[Stored items]
_ _ _ _
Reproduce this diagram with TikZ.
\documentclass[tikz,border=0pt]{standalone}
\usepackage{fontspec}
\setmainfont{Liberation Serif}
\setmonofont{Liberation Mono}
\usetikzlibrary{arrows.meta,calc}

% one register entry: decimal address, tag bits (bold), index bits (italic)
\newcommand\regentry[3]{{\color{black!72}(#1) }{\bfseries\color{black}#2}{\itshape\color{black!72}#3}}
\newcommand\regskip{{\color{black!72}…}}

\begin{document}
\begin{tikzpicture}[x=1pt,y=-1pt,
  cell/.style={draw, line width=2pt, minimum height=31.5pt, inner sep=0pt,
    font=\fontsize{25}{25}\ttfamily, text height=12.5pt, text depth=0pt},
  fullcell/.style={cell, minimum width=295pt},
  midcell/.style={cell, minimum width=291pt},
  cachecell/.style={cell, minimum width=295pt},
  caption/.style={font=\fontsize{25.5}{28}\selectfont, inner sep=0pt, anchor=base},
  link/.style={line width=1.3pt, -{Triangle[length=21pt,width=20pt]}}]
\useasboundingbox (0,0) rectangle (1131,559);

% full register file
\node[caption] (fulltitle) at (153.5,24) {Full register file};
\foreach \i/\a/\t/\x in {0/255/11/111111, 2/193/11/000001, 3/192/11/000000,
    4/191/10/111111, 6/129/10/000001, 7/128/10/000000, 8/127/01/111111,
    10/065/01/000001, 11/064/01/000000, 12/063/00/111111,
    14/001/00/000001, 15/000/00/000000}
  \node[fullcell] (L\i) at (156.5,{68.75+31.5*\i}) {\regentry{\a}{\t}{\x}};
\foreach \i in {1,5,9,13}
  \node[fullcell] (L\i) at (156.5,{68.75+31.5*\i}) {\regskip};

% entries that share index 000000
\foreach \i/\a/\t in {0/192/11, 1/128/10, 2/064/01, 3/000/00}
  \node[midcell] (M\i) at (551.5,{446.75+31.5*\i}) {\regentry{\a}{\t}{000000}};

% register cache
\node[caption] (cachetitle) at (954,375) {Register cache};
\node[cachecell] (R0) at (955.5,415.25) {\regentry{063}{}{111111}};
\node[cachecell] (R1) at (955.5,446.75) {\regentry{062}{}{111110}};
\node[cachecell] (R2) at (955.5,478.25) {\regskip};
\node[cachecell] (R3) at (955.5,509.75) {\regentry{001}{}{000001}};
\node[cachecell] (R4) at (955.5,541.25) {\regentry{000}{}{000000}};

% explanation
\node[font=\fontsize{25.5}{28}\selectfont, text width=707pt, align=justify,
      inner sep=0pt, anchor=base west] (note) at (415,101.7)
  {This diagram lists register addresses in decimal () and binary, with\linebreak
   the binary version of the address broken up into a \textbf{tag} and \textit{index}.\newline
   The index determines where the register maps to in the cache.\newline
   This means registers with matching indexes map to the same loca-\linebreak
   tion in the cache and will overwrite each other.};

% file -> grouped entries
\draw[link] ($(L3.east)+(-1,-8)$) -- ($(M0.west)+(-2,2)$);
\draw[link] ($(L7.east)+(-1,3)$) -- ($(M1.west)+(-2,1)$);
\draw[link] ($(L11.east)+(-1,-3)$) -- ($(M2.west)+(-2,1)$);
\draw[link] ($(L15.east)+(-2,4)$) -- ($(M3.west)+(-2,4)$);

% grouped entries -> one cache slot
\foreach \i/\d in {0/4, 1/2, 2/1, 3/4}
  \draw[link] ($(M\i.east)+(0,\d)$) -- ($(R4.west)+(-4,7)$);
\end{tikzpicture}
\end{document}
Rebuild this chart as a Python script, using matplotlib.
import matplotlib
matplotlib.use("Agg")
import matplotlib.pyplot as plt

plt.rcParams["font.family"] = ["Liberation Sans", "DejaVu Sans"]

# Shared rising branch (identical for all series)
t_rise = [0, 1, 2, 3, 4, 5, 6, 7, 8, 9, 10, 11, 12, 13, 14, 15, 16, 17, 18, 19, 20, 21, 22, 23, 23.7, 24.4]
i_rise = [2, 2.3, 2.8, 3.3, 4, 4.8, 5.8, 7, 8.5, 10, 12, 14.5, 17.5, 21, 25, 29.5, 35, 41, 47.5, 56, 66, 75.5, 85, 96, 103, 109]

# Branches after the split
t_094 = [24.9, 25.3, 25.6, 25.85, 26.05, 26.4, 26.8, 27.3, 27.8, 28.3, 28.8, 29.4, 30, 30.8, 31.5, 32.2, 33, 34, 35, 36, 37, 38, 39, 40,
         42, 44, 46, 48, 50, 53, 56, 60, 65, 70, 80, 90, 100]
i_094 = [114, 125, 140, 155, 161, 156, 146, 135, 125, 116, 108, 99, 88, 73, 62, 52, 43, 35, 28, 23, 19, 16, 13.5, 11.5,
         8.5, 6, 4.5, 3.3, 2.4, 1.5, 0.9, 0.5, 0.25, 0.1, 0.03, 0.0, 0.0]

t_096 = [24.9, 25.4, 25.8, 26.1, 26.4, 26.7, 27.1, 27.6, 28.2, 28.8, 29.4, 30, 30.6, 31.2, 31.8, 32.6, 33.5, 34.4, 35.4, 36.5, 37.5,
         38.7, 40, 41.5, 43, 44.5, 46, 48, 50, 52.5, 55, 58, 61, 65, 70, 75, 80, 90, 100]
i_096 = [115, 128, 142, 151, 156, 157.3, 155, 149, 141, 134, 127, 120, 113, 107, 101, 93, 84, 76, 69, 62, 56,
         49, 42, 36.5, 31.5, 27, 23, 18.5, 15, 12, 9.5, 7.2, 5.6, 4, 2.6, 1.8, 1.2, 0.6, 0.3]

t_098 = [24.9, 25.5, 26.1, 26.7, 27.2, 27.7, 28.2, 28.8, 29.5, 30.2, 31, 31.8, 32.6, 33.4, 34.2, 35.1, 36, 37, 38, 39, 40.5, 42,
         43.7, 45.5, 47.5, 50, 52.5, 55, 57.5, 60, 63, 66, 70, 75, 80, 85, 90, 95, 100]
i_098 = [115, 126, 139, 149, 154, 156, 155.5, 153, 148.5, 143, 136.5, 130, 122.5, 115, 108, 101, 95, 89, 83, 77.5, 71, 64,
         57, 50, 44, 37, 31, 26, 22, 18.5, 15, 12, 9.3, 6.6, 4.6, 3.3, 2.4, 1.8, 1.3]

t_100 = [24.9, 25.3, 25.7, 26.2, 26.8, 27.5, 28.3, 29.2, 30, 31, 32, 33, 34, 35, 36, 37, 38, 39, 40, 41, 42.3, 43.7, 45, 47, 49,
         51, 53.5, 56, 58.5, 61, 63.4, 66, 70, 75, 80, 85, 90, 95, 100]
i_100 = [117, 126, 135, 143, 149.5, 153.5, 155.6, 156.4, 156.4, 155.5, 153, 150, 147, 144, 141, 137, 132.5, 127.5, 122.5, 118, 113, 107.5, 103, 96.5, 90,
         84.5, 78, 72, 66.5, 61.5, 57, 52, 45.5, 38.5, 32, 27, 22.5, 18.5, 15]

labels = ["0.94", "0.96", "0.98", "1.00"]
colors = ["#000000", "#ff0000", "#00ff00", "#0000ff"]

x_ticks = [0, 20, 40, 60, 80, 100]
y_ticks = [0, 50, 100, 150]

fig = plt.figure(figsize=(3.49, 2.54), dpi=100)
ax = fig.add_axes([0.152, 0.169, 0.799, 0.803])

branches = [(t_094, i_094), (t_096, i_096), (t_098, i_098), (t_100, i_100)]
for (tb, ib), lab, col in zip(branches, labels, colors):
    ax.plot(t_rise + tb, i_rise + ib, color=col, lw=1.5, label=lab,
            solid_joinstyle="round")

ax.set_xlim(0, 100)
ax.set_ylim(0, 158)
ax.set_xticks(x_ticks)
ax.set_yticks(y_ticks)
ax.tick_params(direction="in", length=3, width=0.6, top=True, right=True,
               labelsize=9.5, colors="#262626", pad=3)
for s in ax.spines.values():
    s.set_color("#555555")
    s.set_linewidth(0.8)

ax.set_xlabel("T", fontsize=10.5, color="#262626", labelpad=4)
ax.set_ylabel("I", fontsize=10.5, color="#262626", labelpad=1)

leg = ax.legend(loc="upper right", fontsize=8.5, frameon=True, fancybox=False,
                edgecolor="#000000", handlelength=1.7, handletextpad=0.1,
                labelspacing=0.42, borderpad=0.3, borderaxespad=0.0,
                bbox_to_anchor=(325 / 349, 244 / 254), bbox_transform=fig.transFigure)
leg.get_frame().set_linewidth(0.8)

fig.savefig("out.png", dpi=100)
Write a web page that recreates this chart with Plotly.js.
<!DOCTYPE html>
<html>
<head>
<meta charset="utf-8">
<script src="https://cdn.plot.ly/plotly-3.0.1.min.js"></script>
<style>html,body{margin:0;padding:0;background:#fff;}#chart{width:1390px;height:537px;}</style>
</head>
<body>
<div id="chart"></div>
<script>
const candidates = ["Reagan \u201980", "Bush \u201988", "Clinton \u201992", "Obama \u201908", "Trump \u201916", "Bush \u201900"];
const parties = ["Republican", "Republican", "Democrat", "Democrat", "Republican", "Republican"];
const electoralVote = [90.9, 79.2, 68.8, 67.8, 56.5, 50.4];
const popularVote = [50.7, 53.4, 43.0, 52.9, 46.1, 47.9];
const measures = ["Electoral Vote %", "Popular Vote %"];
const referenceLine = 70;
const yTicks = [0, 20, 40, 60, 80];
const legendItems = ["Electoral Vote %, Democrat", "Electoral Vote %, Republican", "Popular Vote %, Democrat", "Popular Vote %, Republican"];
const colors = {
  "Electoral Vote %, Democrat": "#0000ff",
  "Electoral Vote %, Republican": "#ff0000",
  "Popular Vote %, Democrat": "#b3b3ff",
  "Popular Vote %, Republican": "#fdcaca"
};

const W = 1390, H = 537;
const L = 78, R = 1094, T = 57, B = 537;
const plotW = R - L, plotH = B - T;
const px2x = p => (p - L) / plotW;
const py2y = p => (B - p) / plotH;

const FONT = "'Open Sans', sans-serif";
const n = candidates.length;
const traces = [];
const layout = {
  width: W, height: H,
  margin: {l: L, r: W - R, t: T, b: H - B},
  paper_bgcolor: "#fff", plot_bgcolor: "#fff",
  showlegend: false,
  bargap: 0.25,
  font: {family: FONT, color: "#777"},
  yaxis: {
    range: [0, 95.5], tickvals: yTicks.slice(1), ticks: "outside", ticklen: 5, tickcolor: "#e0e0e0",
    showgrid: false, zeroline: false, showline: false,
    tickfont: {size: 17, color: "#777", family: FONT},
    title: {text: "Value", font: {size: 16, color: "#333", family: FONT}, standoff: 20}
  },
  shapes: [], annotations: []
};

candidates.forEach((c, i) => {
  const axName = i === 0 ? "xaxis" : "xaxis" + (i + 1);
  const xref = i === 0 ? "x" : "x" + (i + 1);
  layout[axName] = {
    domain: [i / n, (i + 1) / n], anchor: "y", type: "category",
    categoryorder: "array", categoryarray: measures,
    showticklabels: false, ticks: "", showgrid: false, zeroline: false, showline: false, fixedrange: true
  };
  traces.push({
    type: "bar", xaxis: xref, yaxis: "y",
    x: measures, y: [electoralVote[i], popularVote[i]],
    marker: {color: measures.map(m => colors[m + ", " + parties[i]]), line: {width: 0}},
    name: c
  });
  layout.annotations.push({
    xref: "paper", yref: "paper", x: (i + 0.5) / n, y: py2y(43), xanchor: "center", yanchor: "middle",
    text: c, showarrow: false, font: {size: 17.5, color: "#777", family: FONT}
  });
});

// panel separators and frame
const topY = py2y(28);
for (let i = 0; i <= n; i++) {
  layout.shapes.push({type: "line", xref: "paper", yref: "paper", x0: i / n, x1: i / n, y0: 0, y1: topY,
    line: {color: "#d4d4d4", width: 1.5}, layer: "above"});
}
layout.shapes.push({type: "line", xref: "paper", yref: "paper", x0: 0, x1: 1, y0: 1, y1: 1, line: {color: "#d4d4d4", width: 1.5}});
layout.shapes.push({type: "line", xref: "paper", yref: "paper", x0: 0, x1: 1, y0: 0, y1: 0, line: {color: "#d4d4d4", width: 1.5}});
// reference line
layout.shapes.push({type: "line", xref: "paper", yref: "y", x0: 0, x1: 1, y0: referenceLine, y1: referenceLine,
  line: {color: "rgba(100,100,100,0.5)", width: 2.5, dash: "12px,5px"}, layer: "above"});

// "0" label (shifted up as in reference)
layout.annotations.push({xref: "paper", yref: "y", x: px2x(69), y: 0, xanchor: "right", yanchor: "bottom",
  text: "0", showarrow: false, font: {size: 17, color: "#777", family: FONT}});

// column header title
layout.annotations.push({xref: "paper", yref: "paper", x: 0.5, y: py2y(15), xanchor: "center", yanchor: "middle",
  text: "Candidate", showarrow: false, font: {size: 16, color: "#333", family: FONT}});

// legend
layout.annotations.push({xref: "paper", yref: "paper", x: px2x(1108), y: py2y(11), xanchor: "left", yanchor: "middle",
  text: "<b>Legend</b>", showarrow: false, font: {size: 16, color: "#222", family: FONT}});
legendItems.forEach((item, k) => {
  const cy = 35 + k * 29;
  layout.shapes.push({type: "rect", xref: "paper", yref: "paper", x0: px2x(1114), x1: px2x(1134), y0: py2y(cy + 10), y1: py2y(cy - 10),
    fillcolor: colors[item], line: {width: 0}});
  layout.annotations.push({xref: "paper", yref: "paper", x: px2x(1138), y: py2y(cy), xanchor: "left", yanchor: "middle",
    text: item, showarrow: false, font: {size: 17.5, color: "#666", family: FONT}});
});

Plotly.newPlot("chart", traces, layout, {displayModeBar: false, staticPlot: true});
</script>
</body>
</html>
_ _ _ _
AIM OF THE EXERCISE: From the line with "Rebuild this chart" through the line with "2.4, 1.8, 1.3]", set down every line exactly and nothing besides.

THE SOLUTION:
Rebuild this chart as a Python script, using matplotlib.
import matplotlib
matplotlib.use("Agg")
import matplotlib.pyplot as plt

plt.rcParams["font.family"] = ["Liberation Sans", "DejaVu Sans"]

# Shared rising branch (identical for all series)
t_rise = [0, 1, 2, 3, 4, 5, 6, 7, 8, 9, 10, 11, 12, 13, 14, 15, 16, 17, 18, 19, 20, 21, 22, 23, 23.7, 24.4]
i_rise = [2, 2.3, 2.8, 3.3, 4, 4.8, 5.8, 7, 8.5, 10, 12, 14.5, 17.5, 21, 25, 29.5, 35, 41, 47.5, 56, 66, 75.5, 85, 96, 103, 109]

# Branches after the split
t_094 = [24.9, 25.3, 25.6, 25.85, 26.05, 26.4, 26.8, 27.3, 27.8, 28.3, 28.8, 29.4, 30, 30.8, 31.5, 32.2, 33, 34, 35, 36, 37, 38, 39, 40,
         42, 44, 46, 48, 50, 53, 56, 60, 65, 70, 80, 90, 100]
i_094 = [114, 125, 140, 155, 161, 156, 146, 135, 125, 116, 108, 99, 88, 73, 62, 52, 43, 35, 28, 23, 19, 16, 13.5, 11.5,
         8.5, 6, 4.5, 3.3, 2.4, 1.5, 0.9, 0.5, 0.25, 0.1, 0.03, 0.0, 0.0]

t_096 = [24.9, 25.4, 25.8, 26.1, 26.4, 26.7, 27.1, 27.6, 28.2, 28.8, 29.4, 30, 30.6, 31.2, 31.8, 32.6, 33.5, 34.4, 35.4, 36.5, 37.5,
         38.7, 40, 41.5, 43, 44.5, 46, 48, 50, 52.5, 55, 58, 61, 65, 70, 75, 80, 90, 100]
i_096 = [115, 128, 142, 151, 156, 157.3, 155, 149, 141, 134, 127, 120, 113, 107, 101, 93, 84, 76, 69, 62, 56,
         49, 42, 36.5, 31.5, 27, 23, 18.5, 15, 12, 9.5, 7.2, 5.6, 4, 2.6, 1.8, 1.2, 0.6, 0.3]

t_098 = [24.9, 25.5, 26.1, 26.7, 27.2, 27.7, 28.2, 28.8, 29.5, 30.2, 31, 31.8, 32.6, 33.4, 34.2, 35.1, 36, 37, 38, 39, 40.5, 42,
         43.7, 45.5, 47.5, 50, 52.5, 55, 57.5, 60, 63, 66, 70, 75, 80, 85, 90, 95, 100]
i_098 = [115, 126, 139, 149, 154, 156, 155.5, 153, 148.5, 143, 136.5, 130, 122.5, 115, 108, 101, 95, 89, 83, 77.5, 71, 64,
         57, 50, 44, 37, 31, 26, 22, 18.5, 15, 12, 9.3, 6.6, 4.6, 3.3, 2.4, 1.8, 1.3]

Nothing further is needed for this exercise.